I must admit, though, that I sort of started the milk-and-cereal trend in our pantry. I have a carton of non-fat high-calcium milk and a box of high-fibre cereals in the pantry (with my name written all over it, literally). I also try to go brisk walking at least once a week, though I don’t usually do it with other people. I’m back to yoga too, and hoping to stay active in yoga at least once a week. In short, I am one of the people in the museum team with the fitness bug. It’s good though. It’s good to be in the company of health enthusiasts, not to mention, a group far from vices (unless you consider Jollibee Coke Float a vice, hehe).

I have a long way to go in terms of fitness. My heart does not allow me for high intensity cardio workouts (and even mid-intensity would still leave me knocked-out), and so I have to find a good fitness regimen that has low-intensity cardio but will still help me reach my targets. I’m hoping that regular brisk-walking and yoga would do the trick. I also need to find a diet that I can stick to, hopefully something that won’t leave me hungry or craving, but satisfy my hunger pangs without the excess calories. I still have to lose N lbs. (where N>10).

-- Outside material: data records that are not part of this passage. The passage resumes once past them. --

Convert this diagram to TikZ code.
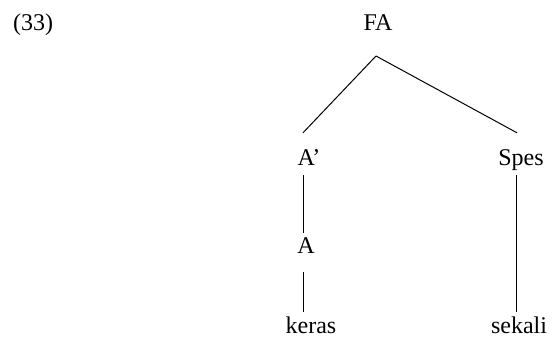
\documentclass[tikz,border=0pt]{standalone}
\usepackage{fontspec}
\setmainfont{Liberation Serif}
\tikzset{
  cat/.style={anchor=base, inner sep=0pt, text height=16pt, text depth=0pt, font=\fontsize{24}{28}\selectfont},
  branch/.style={line width=1pt}
}
\begin{document}
\begin{tikzpicture}[x=1pt,y=-1pt]
        \useasboundingbox (0,0) rectangle (556,345);
        \node[cat,anchor=base west] (num) at (13,31) {(33)};
        \node[cat] (fa) at (378,31) {FA};
        \coordinate (top) at (376,56);
        \node[cat] (abar) at (309,165) {A’};
        \node[cat] (spes) at (521,165) {Spes};
        \node[cat] (a) at (306,253) {A};
        \node[cat] (keras) at (311,333) {keras};
        \node[cat] (sekali) at (519,333) {sekali};
        \draw[branch] (top) -- ([xshift=-6pt,yshift=16pt]abar.north);
        \draw[branch] (top) -- ([xshift=-4pt,yshift=16pt]spes.north);
        \draw[branch] ([xshift=-6pt,yshift=-10pt]abar.south) -- ([xshift=-3pt,yshift=4pt]a.north);
        \draw[branch] ([xshift=-3pt,yshift=-19pt]a.south) -- ([xshift=-8pt,yshift=5pt]keras.north);
        \draw[branch] ([xshift=-5pt,yshift=-10pt]spes.south) -- ([xshift=-3pt,yshift=5pt]sekali.north);
    \end{tikzpicture}
\end{document}
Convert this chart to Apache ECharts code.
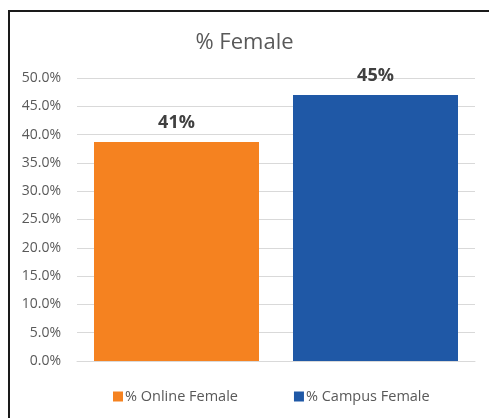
<!DOCTYPE html>
<html>
<head>
<meta charset="utf-8">
<script src="https://cdn.jsdelivr.net/npm/echarts@6/dist/echarts.min.js"></script>
<style>
  html, body { margin: 0; padding: 0; background: #fff; }
  .frame {
    position: absolute;
    left: 8px;
    top: 10px;
    width: 481px;
    height: 408px;
    border-top: 2px solid #1a1a1a;
    border-left: 2px solid #1a1a1a;
    box-sizing: border-box;
  }
  #chart { position: absolute; left: 0; top: 0; width: 489px; height: 418px; }
</style>
</head>
<body>
<div class="frame"></div>
<div id="chart"></div>
<script>
const categories = ['Online', 'Campus']
const seriesNames = ['% Online Female', '% Campus Female']
const onlineValues = [38.7, '-']
const campusValues = ['-', 47.0]
const barLabels = ['41%', '45%']
const colors = ['#F58220', '#1F58A6']

const chart = echarts.init(document.getElementById('chart'))

const labelStyle = (idx) => ({
  show: true,
  position: 'top',
  distance: 10,
  formatter: () => barLabels[idx],
  color: '#404040',
  fontSize: 18,
  fontWeight: 'bold',
  fontFamily: 'Open Sans'
})

chart.setOption({
  animation: false,
  title: {
    text: '% Female',
    left: 'center',
    top: 27,
    textStyle: {
      color: '#595959',
      fontSize: 22,
      fontWeight: 'normal',
      fontFamily: 'Open Sans'
    }
  },
  legend: {
    bottom: 9,
    left: 108,
    itemGap: 56,
    itemWidth: 10,
    itemHeight: 10,
    icon: 'rect',
    textStyle: { color: '#595959', fontSize: 14.5, fontFamily: 'Open Sans', padding: [0, 0, 0, -3] },
    data: seriesNames
  },
  grid: {
    left: 77,
    right: 14,
    top: 78,
    bottom: 57
  },
  xAxis: {
    type: 'category',
    data: categories,
    axisLine: { lineStyle: { color: '#d9d9d9' } },
    axisTick: { show: false },
    axisLabel: { show: false }
  },
  yAxis: {
    type: 'value',
    min: 0,
    max: 50,
    interval: 5,
    axisLabel: {
      formatter: (v) => v.toFixed(1) + '%',
      color: '#595959',
      fontSize: 14,
      fontFamily: 'Open Sans',
      margin: 16
    },
    axisLine: { show: false },
    axisTick: { show: false },
    splitLine: { lineStyle: { color: '#d9d9d9' } }
  },
  series: [
    {
      name: seriesNames[0],
      type: 'bar',
      stack: 'all',
      barWidth: 165,
      itemStyle: { color: colors[0] },
      label: labelStyle(0),
      data: onlineValues
    },
    {
      name: seriesNames[1],
      type: 'bar',
      stack: 'all',
      barWidth: 165,
      itemStyle: { color: colors[1] },
      label: labelStyle(1),
      data: campusValues
    }
  ]
})
</script>
</body>
</html>
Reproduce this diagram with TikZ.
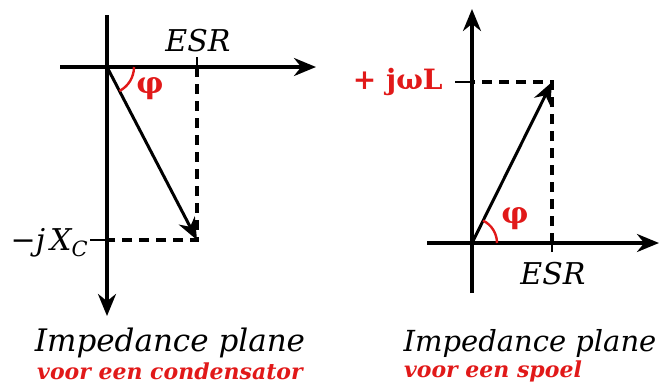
\documentclass[tikz,border=0pt]{standalone}
\usepackage{fontspec}
\setmainfont{DejaVu Serif}
\usepackage{xcolor}
\usetikzlibrary{arrows.meta, positioning}
\definecolor{phired}{RGB}{225,25,25}

\begin{document}
\begin{tikzpicture}[x=0.5pt, y=0.5pt]
    \tikzstyle{axis} = [line width=1.75pt, -{Stealth[length=11pt, width=9pt]}]
    \tikzstyle{vec} = [line width=1.5pt, -{Stealth[length=11pt, width=9pt]}]
    \tikzstyle{guide} = [line width=1.75pt, dash pattern=on 5pt off 3.5pt]
    \tikzstyle{tick} = [line width=1.25pt]
    \tikzstyle{anglearc} = [line width=1.2pt, draw=phired]
    \tikzstyle{phi} = [font=\bfseries\fontsize{15}{17}\selectfont, text=phired]
    \tikzstyle{redlbl} = [font=\bfseries\fontsize{14}{16}\selectfont, text=phired]
    \tikzstyle{axlabel} = [font=\itshape\fontsize{15}{17}\selectfont]
    \tikzstyle{title} = [font=\itshape\fontsize{15.5}{18}\selectfont]
    \tikzstyle{subtitle} = [font=\bfseries\itshape\fontsize{11}{13}\selectfont, text=phired]

    \useasboundingbox (0,0) rectangle (660,388);

    % condensator
    \coordinate (o1) at (107,321);
    \coordinate (p1) at (197,148);
    \coordinate (esr1) at (197,321);
    \coordinate (xc1) at (107,148);
    \draw[axis] (107,373) -- (107,72);
    \draw[axis] (60,321) -- (316,321);
    \draw[tick] (197,331) -- (esr1);
    \draw[tick] (90,148) -- (xc1);
    \draw[guide] (esr1) -- (p1) -- (xc1);
    \draw[vec] (o1) -- (p1);
    \draw[anglearc] (o1) ++(27,0) arc[start angle=0, end angle=-62.5, radius=27];
    \node (phi1) [phi] at (150,300) {φ};
    \node (esrlbl1) [axlabel] at (198,347) {ESR};
    \node (xclbl) [axlabel, anchor=east, inner sep=1pt] at (91,145) {−j\,X\textsubscript{\itshape C}};

    % spoel
    \coordinate (o2) at (472,145);
    \coordinate (p2) at (552,306);
    \coordinate (esr2) at (552,145);
    \coordinate (xl2) at (472,306);
    \draw[axis] (472,95) -- (472,379);
    \draw[axis] (427,145) -- (659,145);
    \draw[tick] (552,136) -- (552,150);
    \draw[tick] (455,306) -- (xl2);
    \draw[guide] (esr2) -- (p2) -- (xl2);
    \draw[vec] (o2) -- (p2);
    \draw[anglearc] (o2) ++(25,0) arc[start angle=0, end angle=63.6, radius=25];
    \node (phi2) [phi] at (515,170) {φ};
    \node (esrlbl2) [axlabel] at (553,114) {ESR};
    \node (xllbl) [redlbl, anchor=east, inner sep=1pt] at (445,306) {+ jωL};

    % captions
    \node (cap1) [title] at (170,45) {Impedance plane};
    \node (sub1) [subtitle] at (170,17) {voor een condensator};
    \node (cap2) [title, font=\itshape\fontsize{14.5}{17}\selectfont] at (530,45) {Impedance plane};
    \node (sub2) [subtitle, anchor=west] at (397,17) {voor een spoel};
\end{tikzpicture}
\end{document}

Well, we are all hoping for the best. 🙂

Out of the cave, into the light

I may have mentioned it so many times before – I was eaten alive by my work last year, and only recently did it spit me out. Oh yes, I almost had no personal time for months just to make sure that the museum actually happens. But now, after giving birth to a 12,000 square meter baby, I finally have time for myself again.

I am out into the light again. But what do i do now?

First answer: travel, travel, travel. This summer is probably the first in many years that I am able to soak up some sun and feel sand and sea at my feet a number of times for the entire season. I’m loving the tan I’m slowly developing. Aside from that, I’m also planning to explore more of the world later this year. There’s one scheduled trip with the entire family, and another trip that I intend to take just by myself.

Second on my list: back to learning. I have accumulated a number of books and modules that I am slowly returning to. I’m back to self-studying on different topics that interest me. I’ve started with it slowly and taking it in bit by bit. I want to get into the habit of feeding my mind something valuable every single day.

Third: getting physical. I must admit that it is partly my fault why I have had a falling out with my exercise habit. But I am having some physical difficulties too, which hinders me from exerting much effort with sports or exercise. I am now trying to solve that and also slowly trying to get mor physically active. I want to live healthy.

Also, I now have time to plan the next big things that I want in my life. One should never settle with what one has in the present, and should always aim for something bigger and better in the future.